# [INSTRUCTIONS FOR THE TASK]
Write each line of the material exactly as given, from the top through the line that contains "const depthTicks = [0.0, 0.5, 1.0, 1.5, 2.0];", and omit all pictures.

##### DATA EXTRACT

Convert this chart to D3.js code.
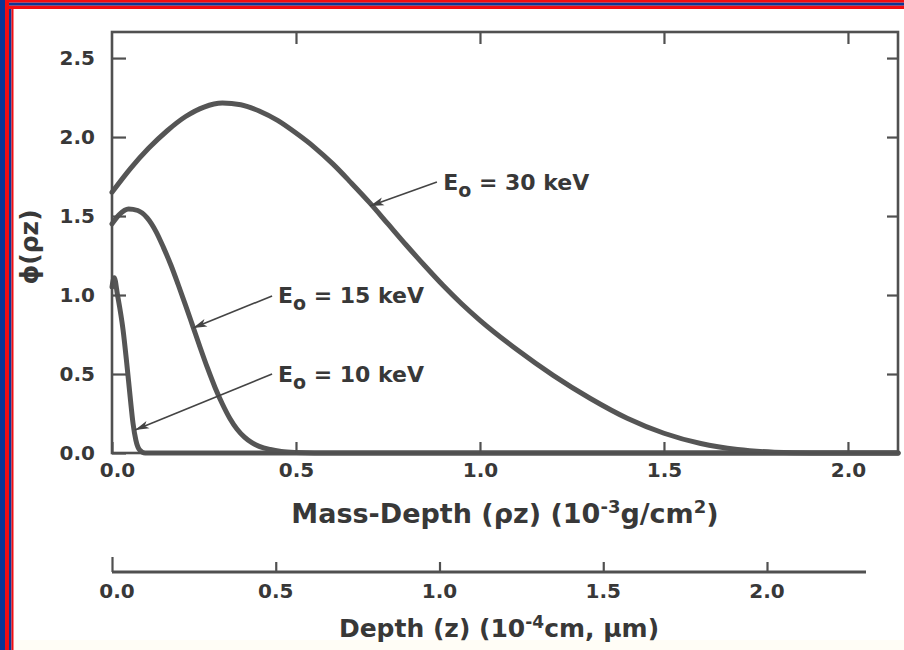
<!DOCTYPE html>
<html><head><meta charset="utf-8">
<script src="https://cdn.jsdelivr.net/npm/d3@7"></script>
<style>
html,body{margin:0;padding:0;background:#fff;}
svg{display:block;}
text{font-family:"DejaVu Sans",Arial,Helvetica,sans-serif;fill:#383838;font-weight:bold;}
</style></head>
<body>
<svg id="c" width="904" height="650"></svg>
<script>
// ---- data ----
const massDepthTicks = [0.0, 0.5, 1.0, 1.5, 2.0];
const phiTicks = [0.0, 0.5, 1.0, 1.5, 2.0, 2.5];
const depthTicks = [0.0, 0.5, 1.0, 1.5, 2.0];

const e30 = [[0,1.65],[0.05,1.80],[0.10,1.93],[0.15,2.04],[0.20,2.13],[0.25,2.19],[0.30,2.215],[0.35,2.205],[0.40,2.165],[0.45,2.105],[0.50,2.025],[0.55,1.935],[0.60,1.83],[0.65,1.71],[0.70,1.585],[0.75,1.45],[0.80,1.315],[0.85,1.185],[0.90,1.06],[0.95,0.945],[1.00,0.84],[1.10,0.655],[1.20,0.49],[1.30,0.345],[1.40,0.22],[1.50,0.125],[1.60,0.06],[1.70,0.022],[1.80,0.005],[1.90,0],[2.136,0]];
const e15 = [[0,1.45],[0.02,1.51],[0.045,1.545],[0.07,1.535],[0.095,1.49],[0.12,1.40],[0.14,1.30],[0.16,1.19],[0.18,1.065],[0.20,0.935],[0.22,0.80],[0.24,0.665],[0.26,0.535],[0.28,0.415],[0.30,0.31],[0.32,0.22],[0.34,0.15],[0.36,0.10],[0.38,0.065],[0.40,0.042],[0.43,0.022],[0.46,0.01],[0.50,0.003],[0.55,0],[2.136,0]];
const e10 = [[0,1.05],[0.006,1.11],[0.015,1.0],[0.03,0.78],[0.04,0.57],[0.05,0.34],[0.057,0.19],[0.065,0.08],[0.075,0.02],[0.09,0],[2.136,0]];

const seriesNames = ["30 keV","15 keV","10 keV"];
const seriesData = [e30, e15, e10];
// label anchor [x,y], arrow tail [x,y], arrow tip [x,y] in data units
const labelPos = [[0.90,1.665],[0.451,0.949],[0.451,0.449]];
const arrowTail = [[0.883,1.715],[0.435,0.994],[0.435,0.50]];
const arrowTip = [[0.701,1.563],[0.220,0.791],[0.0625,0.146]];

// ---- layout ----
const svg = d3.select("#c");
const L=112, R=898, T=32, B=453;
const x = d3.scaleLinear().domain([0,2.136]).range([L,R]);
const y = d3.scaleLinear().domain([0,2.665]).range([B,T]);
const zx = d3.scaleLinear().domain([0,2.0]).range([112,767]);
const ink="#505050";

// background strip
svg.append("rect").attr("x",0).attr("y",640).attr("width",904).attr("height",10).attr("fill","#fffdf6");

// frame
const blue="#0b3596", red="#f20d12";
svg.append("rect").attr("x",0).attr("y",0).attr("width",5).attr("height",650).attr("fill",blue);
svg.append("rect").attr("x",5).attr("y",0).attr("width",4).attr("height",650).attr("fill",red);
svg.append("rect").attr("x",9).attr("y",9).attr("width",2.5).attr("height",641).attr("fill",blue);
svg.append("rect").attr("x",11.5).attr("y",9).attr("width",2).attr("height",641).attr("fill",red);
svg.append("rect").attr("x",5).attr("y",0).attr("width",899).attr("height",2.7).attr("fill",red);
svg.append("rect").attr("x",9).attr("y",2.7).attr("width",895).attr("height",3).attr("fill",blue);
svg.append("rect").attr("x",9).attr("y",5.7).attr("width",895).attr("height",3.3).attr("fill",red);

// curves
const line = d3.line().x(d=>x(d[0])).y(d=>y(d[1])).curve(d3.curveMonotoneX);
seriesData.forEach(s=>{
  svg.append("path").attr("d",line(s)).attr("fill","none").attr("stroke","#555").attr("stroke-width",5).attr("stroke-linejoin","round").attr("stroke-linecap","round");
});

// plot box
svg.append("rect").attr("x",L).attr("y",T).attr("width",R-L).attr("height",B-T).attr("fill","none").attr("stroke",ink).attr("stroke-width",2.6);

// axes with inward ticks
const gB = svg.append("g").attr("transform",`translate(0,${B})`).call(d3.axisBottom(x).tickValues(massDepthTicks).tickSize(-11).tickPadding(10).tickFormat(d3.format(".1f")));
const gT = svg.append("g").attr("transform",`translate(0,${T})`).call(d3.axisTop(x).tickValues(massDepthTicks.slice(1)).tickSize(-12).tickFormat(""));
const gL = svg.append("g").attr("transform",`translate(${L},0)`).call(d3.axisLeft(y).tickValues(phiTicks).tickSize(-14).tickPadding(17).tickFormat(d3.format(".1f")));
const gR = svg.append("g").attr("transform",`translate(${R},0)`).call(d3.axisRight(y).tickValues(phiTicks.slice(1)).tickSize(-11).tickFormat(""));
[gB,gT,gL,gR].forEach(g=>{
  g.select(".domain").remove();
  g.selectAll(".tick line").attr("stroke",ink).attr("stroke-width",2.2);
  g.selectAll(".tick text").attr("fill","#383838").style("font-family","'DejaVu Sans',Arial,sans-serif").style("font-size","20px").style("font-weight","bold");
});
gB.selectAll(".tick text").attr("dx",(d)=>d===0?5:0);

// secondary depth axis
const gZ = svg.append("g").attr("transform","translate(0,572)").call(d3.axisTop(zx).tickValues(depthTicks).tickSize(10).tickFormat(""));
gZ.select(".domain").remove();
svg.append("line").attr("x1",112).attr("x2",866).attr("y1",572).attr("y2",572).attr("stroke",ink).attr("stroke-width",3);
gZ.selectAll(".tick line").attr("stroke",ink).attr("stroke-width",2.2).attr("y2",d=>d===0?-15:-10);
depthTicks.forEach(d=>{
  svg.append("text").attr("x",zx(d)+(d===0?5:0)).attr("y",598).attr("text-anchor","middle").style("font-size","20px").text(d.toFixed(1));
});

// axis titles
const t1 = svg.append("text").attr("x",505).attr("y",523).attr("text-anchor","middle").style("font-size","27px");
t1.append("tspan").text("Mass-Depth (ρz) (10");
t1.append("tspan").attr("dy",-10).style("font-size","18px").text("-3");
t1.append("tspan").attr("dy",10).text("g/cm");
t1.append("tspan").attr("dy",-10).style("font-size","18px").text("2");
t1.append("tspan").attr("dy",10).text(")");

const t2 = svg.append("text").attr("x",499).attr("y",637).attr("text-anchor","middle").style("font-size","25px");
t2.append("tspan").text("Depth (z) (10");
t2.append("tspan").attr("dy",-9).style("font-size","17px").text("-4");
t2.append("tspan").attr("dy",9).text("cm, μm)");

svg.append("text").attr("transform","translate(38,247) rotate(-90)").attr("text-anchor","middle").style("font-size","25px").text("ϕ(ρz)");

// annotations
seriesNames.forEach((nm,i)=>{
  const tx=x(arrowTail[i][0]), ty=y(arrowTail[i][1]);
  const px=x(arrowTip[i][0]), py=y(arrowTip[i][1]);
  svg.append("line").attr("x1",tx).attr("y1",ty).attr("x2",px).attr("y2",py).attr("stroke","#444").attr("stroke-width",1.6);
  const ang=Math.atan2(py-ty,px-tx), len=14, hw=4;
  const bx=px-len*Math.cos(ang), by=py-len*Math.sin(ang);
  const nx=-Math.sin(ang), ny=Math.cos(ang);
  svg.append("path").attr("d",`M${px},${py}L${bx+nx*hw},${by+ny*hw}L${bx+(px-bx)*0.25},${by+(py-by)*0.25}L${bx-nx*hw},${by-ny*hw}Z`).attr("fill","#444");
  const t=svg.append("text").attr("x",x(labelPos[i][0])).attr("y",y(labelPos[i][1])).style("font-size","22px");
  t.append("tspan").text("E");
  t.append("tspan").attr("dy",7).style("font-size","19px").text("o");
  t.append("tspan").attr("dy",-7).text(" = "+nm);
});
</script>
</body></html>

##########

# [TASK SOLUTION]
Convert this chart to D3.js code.
<!DOCTYPE html>
<html><head><meta charset="utf-8">
<script src="https://cdn.jsdelivr.net/npm/d3@7"></script>
<style>
html,body{margin:0;padding:0;background:#fff;}
svg{display:block;}
text{font-family:"DejaVu Sans",Arial,Helvetica,sans-serif;fill:#383838;font-weight:bold;}
</style></head>
<body>
<svg id="c" width="904" height="650"></svg>
<script>
// ---- data ----
const massDepthTicks = [0.0, 0.5, 1.0, 1.5, 2.0];
const phiTicks = [0.0, 0.5, 1.0, 1.5, 2.0, 2.5];
const depthTicks = [0.0, 0.5, 1.0, 1.5, 2.0];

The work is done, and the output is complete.